A few months later, he got a phone call from someone who asked for the Pinkerton Detective Agency. Auster said, I'm sorry, but you have the wrong number. But later he thought about what might have happened if he'd decided to impersonate a detective. He wrote a novel, City of Glass (1985), about a mystery writer who pretends to be a detective so he can see what it's like to solve a real mystery.

It's the birthday of the novelist who said, “I have only one bit of advice to beginning writers: be sure your novel is read by Rodgers and Hammerstein.” That's James Michener (books by this author), born in Doylestown, Pennsylvania (1907).

He never knew who his parents were — he was taken to an orphanage as an infant, and adopted by a Quaker woman in Pennsylvania. When he was 14, he took off and hitchhiked all over the country. He said: “I think the bottom line is that if you get through a childhood like mine, it's not at all bad. Obviously, you come out a pretty tough turkey, and you have had all the inoculations you need to keep you on a level keel for the rest of your life. The sad part is, most of us don't come out.”

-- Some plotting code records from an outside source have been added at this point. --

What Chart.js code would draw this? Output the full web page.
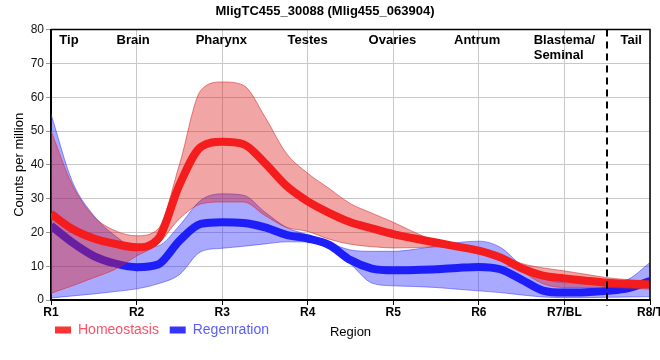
<!DOCTYPE html>
<html>
<head>
<meta charset="utf-8">
<script src="https://cdn.jsdelivr.net/npm/chart.js@4.4.0/dist/chart.umd.min.js"></script>
<style>
  body { margin: 0; background: #fff; }
  #wrap { width: 660px; height: 360px; }
</style>
</head>
<body>
<div id="wrap"><canvas id="chart" width="660" height="360"></canvas></div>
<script>
// positions along the body (R1 = 1 ... R8/T = 8)
const pos = [1, 1.25, 1.5, 1.75, 2, 2.25, 2.5, 2.75, 3, 3.25, 3.5, 3.75, 4, 4.25, 4.5, 4.75,
             5, 5.25, 5.5, 5.75, 6, 6.25, 6.5, 6.75, 7, 7.25, 7.5, 7.75, 8];

const homMean = [25.5, 21, 18.2, 16.6, 15.6, 18, 34, 45.3, 46.8, 46.1, 40.5, 33.8, 29.2, 25.8, 23, 21.2,
                 19.5, 18.2, 17, 15.8, 14.6, 12.6, 9.4, 7.2, 6.4, 5.7, 5.1, 4.8, 4.6];
const homHi = [50, 34, 24.7, 20.5, 19, 21, 40, 62, 64.5, 63.5, 54.2, 43.4, 37.5, 33, 28.5, 25.7,
               23, 20, 17.5, 16.5, 15.2, 13.3, 10.8, 9.5, 8.6, 7.6, 6.6, 6, 5.6];
const homLo = [2, 4.2, 6.6, 9.1, 13, 16.6, 24, 28.4, 29, 29, 25, 21.5, 20.3, 18, 16.5, 15.8,
               15.4, 15.5, 15.7, 15, 14, 11.8, 8.5, 4.8, 3.7, 3.7, 3.7, 3.5, 3.2];

const regMean = [22, 17, 13, 10.8, 9.7, 10.5, 17.5, 22.5, 23, 22.8, 21.5, 19.3, 18.2, 16.3, 11.8, 9.3,
                 8.8, 8.9, 9.1, 9.5, 9.8, 9.1, 6, 2.8, 2.2, 2.3, 2.7, 3.5, 5.6];
const regHi = [55, 35, 25, 19, 15.5, 16, 22, 29.5, 31.4, 31, 26, 21.5, 19.3, 17, 14.8, 14.4,
               14.4, 15, 16, 17, 17.4, 15.6, 10.2, 6.5, 5.1, 5.1, 5.1, 6.2, 11.1];
const regLo = [0.6, 1.2, 1.8, 2.5, 3.3, 4.8, 7.5, 14.3, 15.3, 15.9, 16.6, 17.2, 17.2, 15, 10.6, 5,
               4.2, 4, 3.7, 3.2, 2.7, 2.2, 1.5, 0.9, 0.7, 0.7, 0.8, 0.9, 1];

const xTickLabels = ["R1", "R2", "R3", "R4", "R5", "R6", "R7/BL", "R8/T"];
const regionNames = ["Tip", "Brain", "Pharynx", "Testes", "Ovaries", "Antrum", "Blastema/\nSeminal", "Tail"];
const regionAt = [1.21, 1.96, 2.99, 4.0, 4.99, 5.98, 7.0, 7.78];
const tailBoundary = 7.5;

Chart.defaults.font.family = "'Liberation Sans', Arial, sans-serif";
Chart.defaults.color = "#000";

const pts = arr => pos.map((x, i) => ({ x: x, y: arr[i] }));

const line = { pointRadius: 0, pointHoverRadius: 0, cubicInterpolationMode: 'monotone', fill: false };

const overlay = {
  id: 'overlay',
  afterDatasetsDraw(chart) {
    const { ctx, chartArea: a, scales: { x } } = chart;
    ctx.save();
    // frame top / right
    ctx.strokeStyle = '#000';
    ctx.lineWidth = 1.5;
    ctx.beginPath();
    ctx.moveTo(a.left, a.top);
    ctx.lineTo(a.right, a.top);
    ctx.lineTo(a.right, a.bottom);
    ctx.stroke();
    // tail boundary
    const bx = Math.round(x.getPixelForValue(tailBoundary));
    ctx.lineWidth = 2;
    ctx.setLineDash([7, 5]);
    ctx.beginPath();
    ctx.moveTo(bx, a.top);
    ctx.lineTo(bx, a.bottom + 6);
    ctx.stroke();
    ctx.restore();
  },
  afterDraw(chart) {
    const { ctx, chartArea: a, scales: { x } } = chart;
    ctx.save();
    ctx.font = "bold 13px 'Liberation Sans', Arial, sans-serif";
    ctx.fillStyle = '#000';
    ctx.textAlign = 'left';
    ctx.textBaseline = 'middle';
    regionNames.forEach((name, i) => {
      const lines = name.split('\n');
      const w = Math.max(...lines.map(s => ctx.measureText(s).width));
      const x0 = x.getPixelForValue(regionAt[i]) - w / 2;
      lines.forEach((s, j) => ctx.fillText(s, x0, a.top + 11 + j * 15));
    });
    ctx.restore();
  }
};

const shiftLegend = {
  id: 'shiftLegend',
  afterLayout(chart) {
    chart.legend.left += 52;
    chart.legend.right += 52;
  }
};

new Chart(document.getElementById('chart'), {
  type: 'line',
  data: {
    datasets: [
      { ...line, label: 'Homeostasis', data: pts(homMean), borderColor: '#f41c1c', backgroundColor: '#f41c1c', borderWidth: 8, order: 0 },
      { ...line, label: 'hom_hi', data: pts(homHi), borderColor: 'rgba(215,40,40,0.55)', backgroundColor: 'rgba(220,30,30,0.4)', borderWidth: 1, fill: '+1', order: 1 },
      { ...line, label: 'hom_lo', data: pts(homLo), borderColor: 'rgba(215,40,40,0.55)', borderWidth: 1, order: 1 },
      { ...line, label: 'Regenration', data: pts(regMean), borderColor: '#1e1ef8', backgroundColor: '#1e1ef8', borderWidth: 8, order: 2 },
      { ...line, label: 'reg_hi', data: pts(regHi), borderColor: 'rgba(50,50,250,0.5)', backgroundColor: 'rgba(40,40,255,0.4)', borderWidth: 1, fill: '+1', order: 3 },
      { ...line, label: 'reg_lo', data: pts(regLo), borderColor: 'rgba(50,50,250,0.5)', borderWidth: 1, order: 3 }
    ]
  },
  options: {
    responsive: false,
    animation: false,
    events: [],
    layout: { padding: { left: 0, right: 10, top: 0, bottom: 13 } },
    plugins: {
      title: {
        display: true,
        text: 'MligTC455_30088 (Mlig455_063904)',
        font: { size: 13, weight: 'bold' },
        color: '#000',
        padding: { top: 4, bottom: 10 }
      },
      legend: {
        position: 'bottom',
        align: 'start',
        labels: {
          font: { size: 14 },
          boxWidth: 16,
          boxHeight: 7,
          padding: 3,
          generateLabels(chart) {
            const colors = { Homeostasis: ['#ff3535', '#ff5068'], Regenration: ['#3535ff', '#5c5cff'] };
            return chart.data.datasets
              .map((ds, i) => ({ ds, i }))
              .filter(o => colors[o.ds.label])
              .map(o => ({
                // trailing gap before the next legend entry
                text: o.ds.label + '  ',
                datasetIndex: o.i,
                fillStyle: colors[o.ds.label][0],
                strokeStyle: colors[o.ds.label][0],
                lineWidth: 0,
                fontColor: colors[o.ds.label][1]
              }));
          }
        }
      },
      tooltip: { enabled: false }
    },
    scales: {
      x: {
        type: 'linear',
        min: 1,
        max: 8,
        ticks: {
          stepSize: 1,
          autoSkip: false,
          maxRotation: 0,
          padding: 0,
          font: { size: 12, weight: 'bold' },
          color: '#000',
          callback: v => xTickLabels[v - 1]
        },
        grid: { color: '#c8c8c8', tickColor: '#000', tickLength: 5, lineWidth: 1 },
        border: { color: '#000', width: 2 },
        title: { display: true, text: 'Region', font: { size: 13 }, color: '#000', padding: { top: 0, bottom: -20 } },
        afterFit(scale) {
          scale.height = 20;
          scale.paddingLeft = 0;
          scale.paddingRight = 0;
        }
      },
      y: {
        min: 0,
        max: 80,
        ticks: { stepSize: 10, padding: 2, font: { size: 12 }, color: '#111' },
        grid: { color: '#c8c8c8', tickColor: '#999', tickLength: 5, lineWidth: 1 },
        border: { color: '#000', width: 2 },
        title: { display: true, text: 'Counts per million', font: { size: 13 }, color: '#000', padding: { top: 12, bottom: 0 } },
        afterFit(scale) {
          scale.width = 51;
          scale.paddingTop = 0;
          scale.paddingBottom = 0;
        }
      }
    }
  },
  plugins: [shiftLegend, overlay]
});
</script>
</body>
</html>
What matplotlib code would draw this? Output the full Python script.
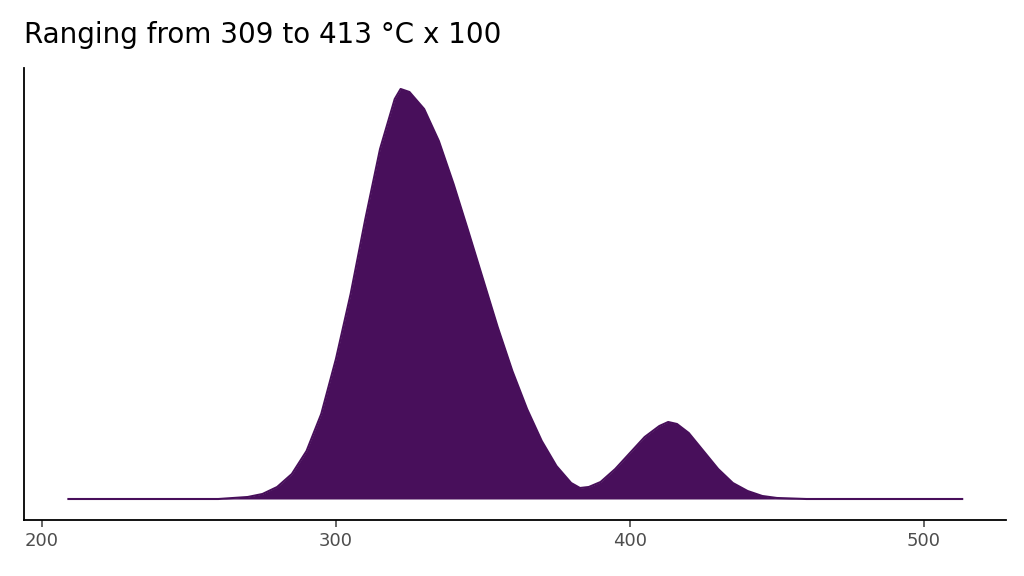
import matplotlib.pyplot as plt

# density curve (relative heights)
temp = [209, 260, 270, 275, 280, 285, 290, 295, 300, 305, 310, 315, 320, 322, 325,
        330, 335, 340, 345, 350, 355, 360, 365, 370, 375, 380, 383, 386, 390, 395,
        400, 405, 410, 413, 416, 420, 425, 430, 435, 440, 445, 450, 460, 513]
density = [0, 0, 2, 5, 12, 25, 48, 85, 140, 205, 280, 350, 400, 410, 407,
           390, 358, 315, 268, 220, 172, 128, 90, 58, 33, 16, 11, 12, 17, 30,
           46, 62, 73, 77, 75, 66, 48, 30, 16, 8, 3, 1, 0, 0]
title = "Ranging from 309 to 413 °C x 100"
xticks = [200, 300, 400, 500]

color = "#480f5b"

fig = plt.figure(figsize=(10.24, 5.76), dpi=100)
ax = fig.add_axes([24 / 1024, 1 - 520 / 576, 982 / 1024, 452 / 576])
ax.fill_between(temp, 0, density, color=color, linewidth=0)
ax.plot(temp, density, color=color, linewidth=1.5)

ax.set_xlim(193.9, 527.9)
ax.set_ylim(-21, 431)
ax.set_xticks(xticks)
ax.set_yticks([])
ax.tick_params(axis='x', labelsize=13, colors='#4d4d4d', length=5, width=1.2)
for lbl in ax.get_xticklabels():
    lbl.set_color('#4d4d4d')
ax.spines['top'].set_visible(False)
ax.spines['right'].set_visible(False)
ax.spines['left'].set_linewidth(1.3)
ax.spines['bottom'].set_linewidth(1.3)

fig.text(24 / 1024, 1 - 35 / 576, title, fontsize=20, va='center', ha='left')

fig.savefig("out.png", dpi=100)
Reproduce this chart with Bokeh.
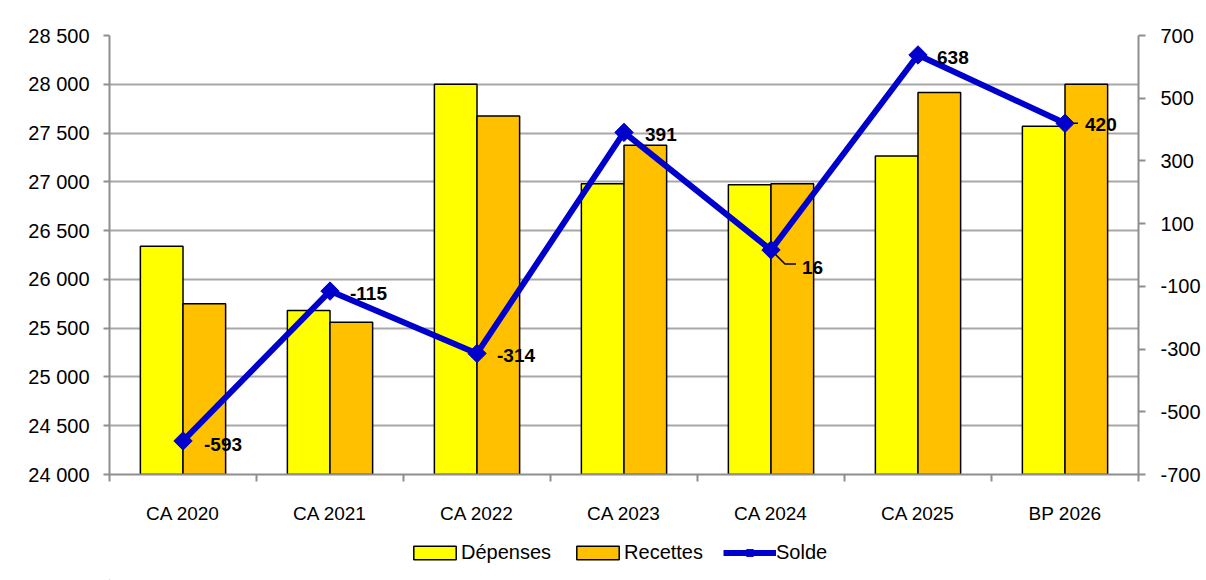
import numpy as np
from bokeh.plotting import figure
from bokeh.layouts import column
from bokeh.models import (Range1d, LinearAxis, FixedTicker, Grid, Legend, LegendItem,
                          ColumnDataSource)
from bokeh.core.properties import value
from bokeh.embed import file_html
from bokeh.resources import INLINE

# ---- data ----
categories = ["CA 2020", "CA 2021", "CA 2022", "CA 2023", "CA 2024", "CA 2025", "BP 2026"]
depenses = [26340, 25680, 28000, 26980, 26970, 27265, 27570]
recettes = [25750, 25560, 27675, 27375, 26980, 27915, 28000]
solde = [-593, -115, -314, 391, 16, 638, 420]
left_ticks = [24000, 24500, 25000, 25500, 26000, 26500, 27000, 27500, 28000, 28500]
right_ticks = [-700, -500, -300, -100, 100, 300, 500, 700]
series_names = ["Dépenses", "Recettes", "Solde"]

# ---- styles ----
FONT = "Liberation Sans"
YELLOW = "#FFFF00"
ORANGE = "#FFC000"
BLUE = "#0000CC"
GRAY = "#8e8e8e"
GRID = "#a8a8a8"
label_dx = [21, 20, 20, 21, 31, 19, 20]
label_dy = [4, 2, 2, 2, 18, 3, 1]
# leader lines (pixel offsets from the point; screen y goes down)
leaders = {4: [(0, 0), (14, 14), (25, 14)], 6: [(2, 0), (13, 0)]}

W, H = 1206, 526
BL, BR, BT, BB = 109, 68, 35, 50

n = len(categories)
xc = np.arange(n) + 0.5
bar_w = 0.29

p = figure(width=W, height=H, output_backend="svg", toolbar_location=None,
           x_range=Range1d(0, n), y_range=Range1d(left_ticks[0], left_ticks[-1]),
           min_border_left=BL, min_border_right=BR, min_border_top=BT,
           min_border_bottom=BB, x_axis_type=None, y_axis_type=None)
p.extra_y_ranges = {"solde": Range1d(right_ticks[0], right_ticks[-1])}
p.outline_line_color = None
p.background_fill_color = "white"
p.border_fill_color = "white"

p.add_layout(Grid(dimension=1, ticker=FixedTicker(ticks=left_ticks),
                  grid_line_color=GRID, grid_line_width=2))

def style_axis(ax):
    ax.axis_line_color = GRAY
    ax.axis_line_width = 2
    ax.major_tick_line_color = GRAY
    ax.major_tick_line_width = 2
    ax.minor_tick_line_color = GRAY
    ax.minor_tick_line_width = 2
    ax.major_tick_in = 0
    ax.minor_tick_in = 0
    ax.major_label_text_font = FONT
    ax.major_label_text_font_size = "19px"
    ax.major_label_text_color = "black"

yl = LinearAxis(ticker=FixedTicker(ticks=left_ticks),
                major_label_overrides={t: f"{t:,}".replace(",", " ") for t in left_ticks})
style_axis(yl)
yl.major_label_text_font_size = "20px"
yl.major_tick_out = 6
yl.major_label_standoff = 14
p.add_layout(yl, "left")

yr = LinearAxis(y_range_name="solde", ticker=FixedTicker(ticks=right_ticks),
                major_label_overrides={t: str(t) for t in right_ticks})
style_axis(yr)
yr.major_label_text_font_size = "20px"
yr.major_tick_out = 7
yr.major_label_standoff = 15
p.add_layout(yr, "right")

xa = LinearAxis(ticker=FixedTicker(ticks=list(xc), minor_ticks=list(range(n + 1))),
                major_label_overrides={float(x): c for x, c in zip(xc, categories)})
style_axis(xa)
xa.major_tick_out = 0
xa.minor_tick_out = 7
xa.major_label_standoff = 21
p.add_layout(xa, "below")

src = ColumnDataSource(dict(x=xc, dep=depenses, rec=recettes, solde=solde,
                            lab=[str(s) for s in solde], dx=label_dx, dy=label_dy))

p.vbar(x=xc - bar_w / 2, top=depenses, bottom=left_ticks[0], width=bar_w,
       fill_color=YELLOW, line_color="black", line_width=1.5)
p.vbar(x=xc + bar_w / 2, top=recettes, bottom=left_ticks[0], width=bar_w,
       fill_color=ORANGE, line_color="black", line_width=1.5)

# leader lines, converted from pixel offsets to data units
ux = n / (W - BL - BR)
uy = (right_ticks[-1] - right_ticks[0]) / (H - BT - BB)
lx, ly = [], []
for i, pts in leaders.items():
    lx.append([xc[i] + dx * ux for dx, dy in pts])
    ly.append([solde[i] - dy * uy for dx, dy in pts])
p.multi_line(lx, ly, y_range_name="solde", line_color="black", line_width=1.5)

p.line("x", "solde", source=src, y_range_name="solde", line_color=BLUE, line_width=6)
p.scatter("x", "solde", source=src, y_range_name="solde", marker="square",
          angle=np.pi / 4, size=13, fill_color=BLUE, line_color=BLUE)
p.text("x", "solde", text="lab", source=src, y_range_name="solde",
       x_offset="dx", y_offset="dy", text_font=value(FONT), text_font_style="bold",
       text_font_size="19px", text_baseline="middle", text_align="left",
       text_color="black")

# ---- legend strip (separate small figure under the chart) ----
lf = figure(width=W, height=580 - H, output_backend="svg", toolbar_location=None,
            x_range=Range1d(0, 1), y_range=Range1d(0, 1), min_border=0,
            x_axis_type=None, y_axis_type=None)
lf.outline_line_color = None
lf.grid.visible = False
# one hidden sample per series (outside the visible range) so that the
# legend has something to draw its swatches from
hid = [-50]
l_dep = lf.vbar(x=hid, top=hid, width=0.1, fill_color=YELLOW, line_color="black",
                line_width=1.5)
l_rec = lf.vbar(x=hid, top=hid, width=0.1, fill_color=ORANGE, line_color="black",
                line_width=1.5)
l_line = lf.line(x=hid, y=hid, line_color=BLUE, line_width=6)
l_mark = lf.scatter(x=hid, y=hid, marker="square", angle=np.pi / 4, size=13,
                    fill_color=BLUE, line_color=BLUE)
legend = Legend(items=[LegendItem(label=series_names[0], renderers=[l_dep]),
                       LegendItem(label=series_names[1], renderers=[l_rec]),
                       LegendItem(label=series_names[2], renderers=[l_line, l_mark])],
                orientation="horizontal", location=(299, 16),
                label_text_font=FONT, label_text_font_size="20px",
                label_text_color="black",
                glyph_width=53, glyph_height=17, label_standoff=0, spacing=20,
                border_line_color=None, background_fill_alpha=0, margin=0, padding=4)
lf.add_layout(legend, "center")

layout = column(p, lf, spacing=0)
open("out.html", "w").write(file_html(layout, INLINE))
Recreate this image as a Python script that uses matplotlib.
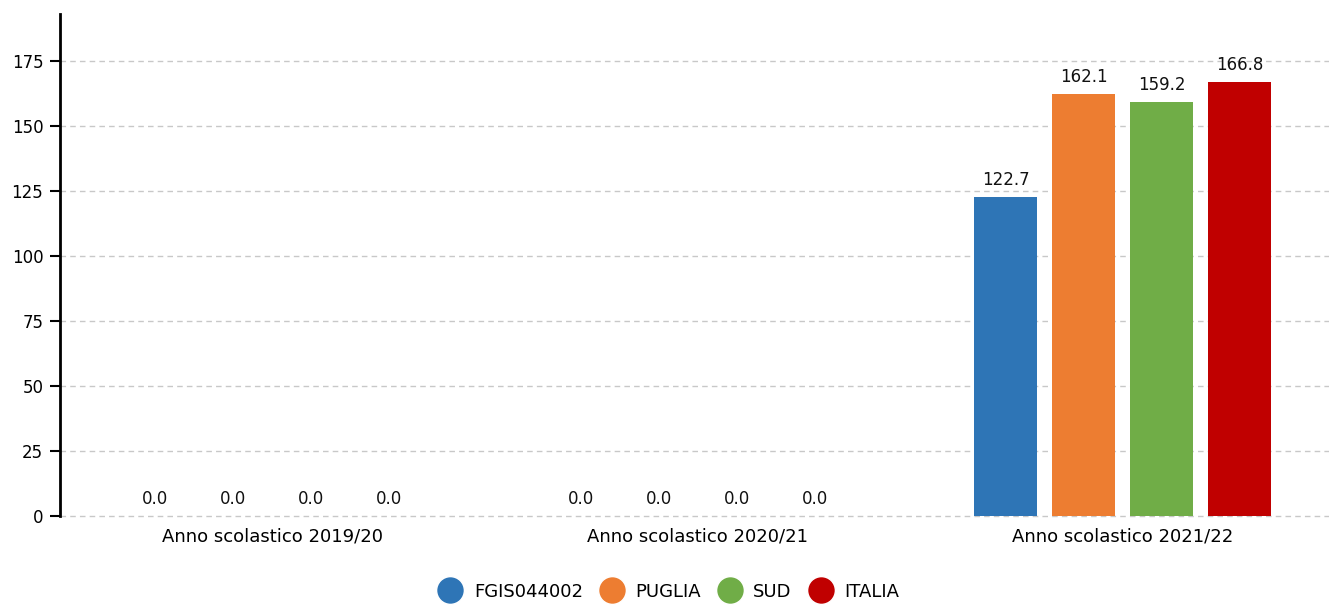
import numpy as np
import matplotlib.pyplot as plt
from matplotlib.lines import Line2D

# Dati
anni = ['Anno scolastico 2019/20', 'Anno scolastico 2020/21', 'Anno scolastico 2021/22']
serie = ['FGIS044002', 'PUGLIA', 'SUD', 'ITALIA']
fgis = [0.0, 0.0, 122.7]
puglia = [0.0, 0.0, 162.1]
sud = [0.0, 0.0, 159.2]
italia = [0.0, 0.0, 166.8]
colori = ['#2E75B6', '#ED7D31', '#70AD47', '#C00000']

valori = [fgis, puglia, sud, italia]

fig = plt.figure(figsize=(13.29, 6.08), dpi=100)
ax = fig.add_axes([0.0451, 0.1513, 0.955, 0.826])

x = np.arange(len(anni))
larghezza = 0.15
passo = 0.1835

for i, (nome, val) in enumerate(zip(serie, valori)):
    pos = x + (i - 1.5) * passo
    ax.bar(pos, val, width=larghezza, color=colori[i], zorder=3)
    for xb, v in zip(pos, val):
        ax.text(xb, v + 3, f'{v:.1f}', ha='center', va='bottom', fontsize=12, color='#111111')

ax.set_ylim(0, 193)
ax.set_xlim(-0.5, 2.486)
ax.set_yticks(np.arange(0, 176, 25))
ax.set_xticks(x)
ax.set_xticklabels(anni, fontsize=13)
ax.tick_params(axis='x', length=0, pad=8)
ax.tick_params(axis='y', length=7, width=1.5, labelsize=12, pad=5)

ax.yaxis.grid(True, linestyle=(0, (4, 3)), color='#c8c8c8', linewidth=1, zorder=0)
for gl in ax.get_ygridlines():
    gl.set_clip_on(False)
for s in ['top', 'right', 'bottom']:
    ax.spines[s].set_visible(False)
ax.spines['left'].set_linewidth(2)

handles = [Line2D([0], [0], marker='o', color='w', markerfacecolor=c, markersize=20, linestyle='')
           for c in colori]
fig.legend(handles, serie, loc='center', bbox_to_anchor=(0.503, 0.027), ncol=4, frameon=False,
           fontsize=13, handletextpad=0.6, columnspacing=0.9, handlelength=1.4)

fig.savefig('out.png', dpi=100)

His mother read aloud all of Dickens' novels, and after a salesman convinced his aunt to buy the complete works of Balzac, she passed them on to her nephew. By the time he got to high school, he had decided he wanted to go to college, and he did — he was a good student and a good athlete, and he got a full scholarship to Swarthmore.

He was drafted into the military during World War II, and he joined the Navy even though he was a Quaker and 36 years old. He was stationed in the Solomon Islands, where he kept records of aircraft maintenance. While he was there, he wrote some stories and sketches based on life in the Navy, and he sent his manuscript anonymously to Macmillan. They accepted it, and Tales of the South Pacific was published in 1947. It won the Pulitzer Prize for fiction, and Rodgers and Hammerstein adapted it into the hit musical South Pacific (1949).

After that, Michener never had to worry about money. But he was uncomfortable being wealthy. Instead, he said, “The decent thing to do is to get rid of some of this money.” And he did — at least $100 million. He donated the royalties from many of his books, which was no small gesture — he wrote nearly 40 books and they sold an estimated 75 million copies worldwide. Since he himself got to go to prestigious schools for free, through scholarship money, he decided that he would donate to universities so that other people could have the same opportunity. He died of kidney failure in 1997, and left his $10 million estate to Swarthmore, his alma mater. The year before, he had given away $24 million.

His books include Hawaii (1959), Chesapeake (1978), Poland (1983), Alaska (1988), and Texas (1985).

It's the birthday of writer Gertrude Stein (books by this author), born in Allegheny, Pennsylvania (1874). She spent part of her childhood in Vienna and Paris, but grew up in Oakland, California.

Stein left Oakland for Radcliffe College, where she took classes from the philosopher William James. Then she moved to Paris, where she met and fell in love with Alice B. Toklas. Alice moved in with Gertrude, and she typed up Gertrude's manuscripts, got up early to clean and arrange the dishes, cooked and shopped, and ran the household. Together they presided over a salon in their home at 27 Rue de Fleurus — Gertrude had first lived there with her brother, Leo, but he did not share her passion for cubism and avant-garde writing, and moved to Florence. Young writers and artists flocked to 27 Rue de Fleurus — Picasso, Matisse, Ezra Pound, Georges Braque, Guillaume Apollinaire; and in later years, Hemingway, James Joyce, T.S. Eliot, and F. Scott Fitzgerald.